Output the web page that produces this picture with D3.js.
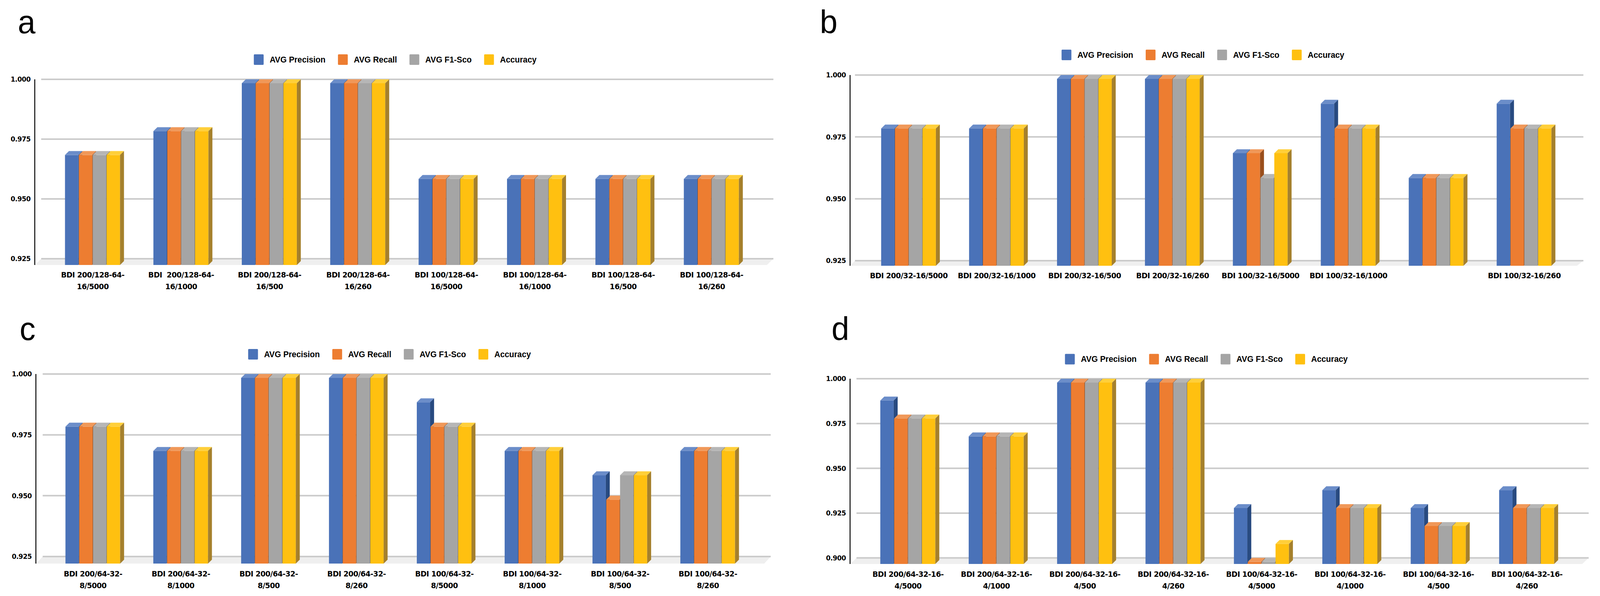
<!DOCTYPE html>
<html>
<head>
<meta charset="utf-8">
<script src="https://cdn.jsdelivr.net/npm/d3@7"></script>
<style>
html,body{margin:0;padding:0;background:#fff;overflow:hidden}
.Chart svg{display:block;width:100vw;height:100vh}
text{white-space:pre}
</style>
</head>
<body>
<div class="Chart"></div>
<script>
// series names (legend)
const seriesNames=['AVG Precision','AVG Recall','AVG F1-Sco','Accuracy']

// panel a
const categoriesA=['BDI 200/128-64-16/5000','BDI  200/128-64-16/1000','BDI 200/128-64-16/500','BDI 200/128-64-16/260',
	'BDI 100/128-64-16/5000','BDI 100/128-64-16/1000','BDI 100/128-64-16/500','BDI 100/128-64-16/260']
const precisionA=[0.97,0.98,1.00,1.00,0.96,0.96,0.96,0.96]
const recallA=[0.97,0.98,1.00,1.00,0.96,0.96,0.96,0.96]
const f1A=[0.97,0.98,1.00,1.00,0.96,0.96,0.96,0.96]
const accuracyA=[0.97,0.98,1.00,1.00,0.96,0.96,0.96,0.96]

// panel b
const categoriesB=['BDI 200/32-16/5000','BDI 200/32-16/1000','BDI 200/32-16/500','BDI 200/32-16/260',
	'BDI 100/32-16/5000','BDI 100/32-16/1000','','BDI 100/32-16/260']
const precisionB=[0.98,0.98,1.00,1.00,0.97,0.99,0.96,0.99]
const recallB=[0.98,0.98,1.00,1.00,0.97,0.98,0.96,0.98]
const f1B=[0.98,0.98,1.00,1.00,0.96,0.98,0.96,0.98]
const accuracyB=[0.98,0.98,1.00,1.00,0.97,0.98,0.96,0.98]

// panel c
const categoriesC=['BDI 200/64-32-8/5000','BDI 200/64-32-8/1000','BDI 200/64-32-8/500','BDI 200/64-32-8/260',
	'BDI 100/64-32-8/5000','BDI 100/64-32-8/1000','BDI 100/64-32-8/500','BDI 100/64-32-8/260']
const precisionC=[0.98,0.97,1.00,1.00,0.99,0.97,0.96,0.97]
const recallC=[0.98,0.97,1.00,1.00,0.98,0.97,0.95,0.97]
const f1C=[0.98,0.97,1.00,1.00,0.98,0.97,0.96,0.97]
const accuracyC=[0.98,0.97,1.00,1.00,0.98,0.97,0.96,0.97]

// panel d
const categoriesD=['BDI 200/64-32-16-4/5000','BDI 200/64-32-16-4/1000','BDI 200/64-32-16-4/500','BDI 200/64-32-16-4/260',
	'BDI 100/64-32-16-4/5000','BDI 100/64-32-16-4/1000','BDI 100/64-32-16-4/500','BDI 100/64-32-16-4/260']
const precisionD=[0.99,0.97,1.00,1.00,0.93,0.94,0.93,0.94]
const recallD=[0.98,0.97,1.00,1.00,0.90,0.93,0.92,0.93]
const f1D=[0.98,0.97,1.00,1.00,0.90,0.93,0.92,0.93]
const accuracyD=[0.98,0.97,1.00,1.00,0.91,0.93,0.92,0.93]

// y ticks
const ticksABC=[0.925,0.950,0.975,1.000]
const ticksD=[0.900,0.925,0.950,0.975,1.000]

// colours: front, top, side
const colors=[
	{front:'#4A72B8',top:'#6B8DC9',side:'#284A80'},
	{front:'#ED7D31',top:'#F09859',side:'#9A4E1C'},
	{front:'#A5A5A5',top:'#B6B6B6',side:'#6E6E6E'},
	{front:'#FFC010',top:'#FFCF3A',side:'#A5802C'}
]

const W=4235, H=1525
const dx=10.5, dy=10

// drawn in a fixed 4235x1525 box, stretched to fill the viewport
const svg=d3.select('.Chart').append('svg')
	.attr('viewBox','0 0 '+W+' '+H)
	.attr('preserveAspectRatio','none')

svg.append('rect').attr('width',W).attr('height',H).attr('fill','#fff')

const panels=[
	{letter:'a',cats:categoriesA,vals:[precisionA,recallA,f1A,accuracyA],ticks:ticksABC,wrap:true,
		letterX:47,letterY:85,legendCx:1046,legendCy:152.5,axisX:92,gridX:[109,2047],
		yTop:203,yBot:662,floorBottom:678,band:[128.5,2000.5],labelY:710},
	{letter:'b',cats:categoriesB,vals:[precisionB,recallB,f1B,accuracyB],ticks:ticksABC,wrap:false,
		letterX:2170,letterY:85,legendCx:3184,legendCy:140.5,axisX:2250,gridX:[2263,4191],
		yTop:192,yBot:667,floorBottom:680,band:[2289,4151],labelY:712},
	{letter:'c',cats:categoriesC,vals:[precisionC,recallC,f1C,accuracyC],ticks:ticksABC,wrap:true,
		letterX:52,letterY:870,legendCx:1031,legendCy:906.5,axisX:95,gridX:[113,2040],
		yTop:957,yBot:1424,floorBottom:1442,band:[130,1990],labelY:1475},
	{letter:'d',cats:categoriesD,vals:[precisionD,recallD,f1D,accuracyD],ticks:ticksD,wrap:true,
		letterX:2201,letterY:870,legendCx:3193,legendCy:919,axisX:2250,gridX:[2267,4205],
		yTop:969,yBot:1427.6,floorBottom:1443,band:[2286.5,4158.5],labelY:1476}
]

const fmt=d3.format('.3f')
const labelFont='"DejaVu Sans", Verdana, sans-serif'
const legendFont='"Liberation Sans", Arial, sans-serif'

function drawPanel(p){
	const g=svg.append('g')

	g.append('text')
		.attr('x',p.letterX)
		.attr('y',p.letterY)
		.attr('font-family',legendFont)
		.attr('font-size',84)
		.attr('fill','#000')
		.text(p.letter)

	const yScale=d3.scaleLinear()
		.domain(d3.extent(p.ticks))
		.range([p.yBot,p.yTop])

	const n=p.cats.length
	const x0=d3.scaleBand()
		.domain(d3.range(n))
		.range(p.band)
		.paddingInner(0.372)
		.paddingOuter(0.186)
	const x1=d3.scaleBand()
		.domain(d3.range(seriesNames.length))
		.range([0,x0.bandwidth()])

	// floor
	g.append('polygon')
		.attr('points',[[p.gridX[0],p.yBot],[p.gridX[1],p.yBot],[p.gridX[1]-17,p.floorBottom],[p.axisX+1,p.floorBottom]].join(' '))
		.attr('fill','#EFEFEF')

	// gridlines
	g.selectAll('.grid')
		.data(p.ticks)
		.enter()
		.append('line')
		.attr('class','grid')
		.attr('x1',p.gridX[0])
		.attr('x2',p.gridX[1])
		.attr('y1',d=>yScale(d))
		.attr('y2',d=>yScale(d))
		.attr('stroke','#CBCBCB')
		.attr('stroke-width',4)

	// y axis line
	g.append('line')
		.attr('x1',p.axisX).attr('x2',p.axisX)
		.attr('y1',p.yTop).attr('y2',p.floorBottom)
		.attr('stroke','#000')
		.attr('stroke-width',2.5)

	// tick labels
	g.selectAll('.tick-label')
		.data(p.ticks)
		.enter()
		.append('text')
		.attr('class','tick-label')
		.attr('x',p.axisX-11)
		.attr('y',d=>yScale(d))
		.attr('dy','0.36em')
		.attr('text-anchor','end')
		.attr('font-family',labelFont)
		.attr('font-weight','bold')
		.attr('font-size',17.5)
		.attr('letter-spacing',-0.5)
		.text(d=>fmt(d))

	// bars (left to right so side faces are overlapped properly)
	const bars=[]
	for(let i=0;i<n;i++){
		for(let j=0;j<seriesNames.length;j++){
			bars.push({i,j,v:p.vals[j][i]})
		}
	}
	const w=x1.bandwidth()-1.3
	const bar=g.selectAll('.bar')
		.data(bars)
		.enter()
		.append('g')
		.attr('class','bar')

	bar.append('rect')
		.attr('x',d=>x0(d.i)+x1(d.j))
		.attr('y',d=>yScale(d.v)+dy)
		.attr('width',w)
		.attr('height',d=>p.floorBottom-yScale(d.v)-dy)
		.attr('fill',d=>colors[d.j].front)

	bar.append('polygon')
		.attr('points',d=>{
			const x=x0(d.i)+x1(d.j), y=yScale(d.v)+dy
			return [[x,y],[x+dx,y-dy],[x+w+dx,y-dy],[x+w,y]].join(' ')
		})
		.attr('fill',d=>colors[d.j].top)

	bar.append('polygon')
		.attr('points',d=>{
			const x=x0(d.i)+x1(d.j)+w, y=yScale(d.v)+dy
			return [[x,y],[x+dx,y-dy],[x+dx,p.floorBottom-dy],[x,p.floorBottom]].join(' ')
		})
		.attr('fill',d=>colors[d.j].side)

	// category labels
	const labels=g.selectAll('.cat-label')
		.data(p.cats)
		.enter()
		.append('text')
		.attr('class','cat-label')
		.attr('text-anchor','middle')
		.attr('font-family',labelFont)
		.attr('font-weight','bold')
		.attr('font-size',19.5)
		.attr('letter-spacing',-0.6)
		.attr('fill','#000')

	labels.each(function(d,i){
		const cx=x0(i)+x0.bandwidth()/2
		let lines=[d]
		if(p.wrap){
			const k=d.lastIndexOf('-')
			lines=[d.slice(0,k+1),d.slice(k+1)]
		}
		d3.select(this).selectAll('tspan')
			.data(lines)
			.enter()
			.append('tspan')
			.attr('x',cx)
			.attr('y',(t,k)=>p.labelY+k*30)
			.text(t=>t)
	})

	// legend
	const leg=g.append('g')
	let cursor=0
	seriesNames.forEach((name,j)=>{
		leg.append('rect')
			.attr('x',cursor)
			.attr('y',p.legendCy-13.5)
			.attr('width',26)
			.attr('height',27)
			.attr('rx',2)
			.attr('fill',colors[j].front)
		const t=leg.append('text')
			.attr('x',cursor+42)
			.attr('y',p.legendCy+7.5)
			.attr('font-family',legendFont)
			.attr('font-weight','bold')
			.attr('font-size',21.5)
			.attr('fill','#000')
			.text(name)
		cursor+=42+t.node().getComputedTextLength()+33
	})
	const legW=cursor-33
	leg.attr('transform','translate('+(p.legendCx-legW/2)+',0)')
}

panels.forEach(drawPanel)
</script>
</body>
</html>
++++
Job:
Return, unchanged, the lines from the first line of the material through the line that holds "const accuracyC=[0.98,0.97,1.00,1.00,0.98,0.97,0.96,0.97]", inclusive, omitting pictures.

Answer in full:
Output the web page that produces this picture with D3.js.
<!DOCTYPE html>
<html>
<head>
<meta charset="utf-8">
<script src="https://cdn.jsdelivr.net/npm/d3@7"></script>
<style>
html,body{margin:0;padding:0;background:#fff;overflow:hidden}
.Chart svg{display:block;width:100vw;height:100vh}
text{white-space:pre}
</style>
</head>
<body>
<div class="Chart"></div>
<script>
// series names (legend)
const seriesNames=['AVG Precision','AVG Recall','AVG F1-Sco','Accuracy']

// panel a
const categoriesA=['BDI 200/128-64-16/5000','BDI  200/128-64-16/1000','BDI 200/128-64-16/500','BDI 200/128-64-16/260',
	'BDI 100/128-64-16/5000','BDI 100/128-64-16/1000','BDI 100/128-64-16/500','BDI 100/128-64-16/260']
const precisionA=[0.97,0.98,1.00,1.00,0.96,0.96,0.96,0.96]
const recallA=[0.97,0.98,1.00,1.00,0.96,0.96,0.96,0.96]
const f1A=[0.97,0.98,1.00,1.00,0.96,0.96,0.96,0.96]
const accuracyA=[0.97,0.98,1.00,1.00,0.96,0.96,0.96,0.96]

// panel b
const categoriesB=['BDI 200/32-16/5000','BDI 200/32-16/1000','BDI 200/32-16/500','BDI 200/32-16/260',
	'BDI 100/32-16/5000','BDI 100/32-16/1000','','BDI 100/32-16/260']
const precisionB=[0.98,0.98,1.00,1.00,0.97,0.99,0.96,0.99]
const recallB=[0.98,0.98,1.00,1.00,0.97,0.98,0.96,0.98]
const f1B=[0.98,0.98,1.00,1.00,0.96,0.98,0.96,0.98]
const accuracyB=[0.98,0.98,1.00,1.00,0.97,0.98,0.96,0.98]

// panel c
const categoriesC=['BDI 200/64-32-8/5000','BDI 200/64-32-8/1000','BDI 200/64-32-8/500','BDI 200/64-32-8/260',
	'BDI 100/64-32-8/5000','BDI 100/64-32-8/1000','BDI 100/64-32-8/500','BDI 100/64-32-8/260']
const precisionC=[0.98,0.97,1.00,1.00,0.99,0.97,0.96,0.97]
const recallC=[0.98,0.97,1.00,1.00,0.98,0.97,0.95,0.97]
const f1C=[0.98,0.97,1.00,1.00,0.98,0.97,0.96,0.97]
const accuracyC=[0.98,0.97,1.00,1.00,0.98,0.97,0.96,0.97]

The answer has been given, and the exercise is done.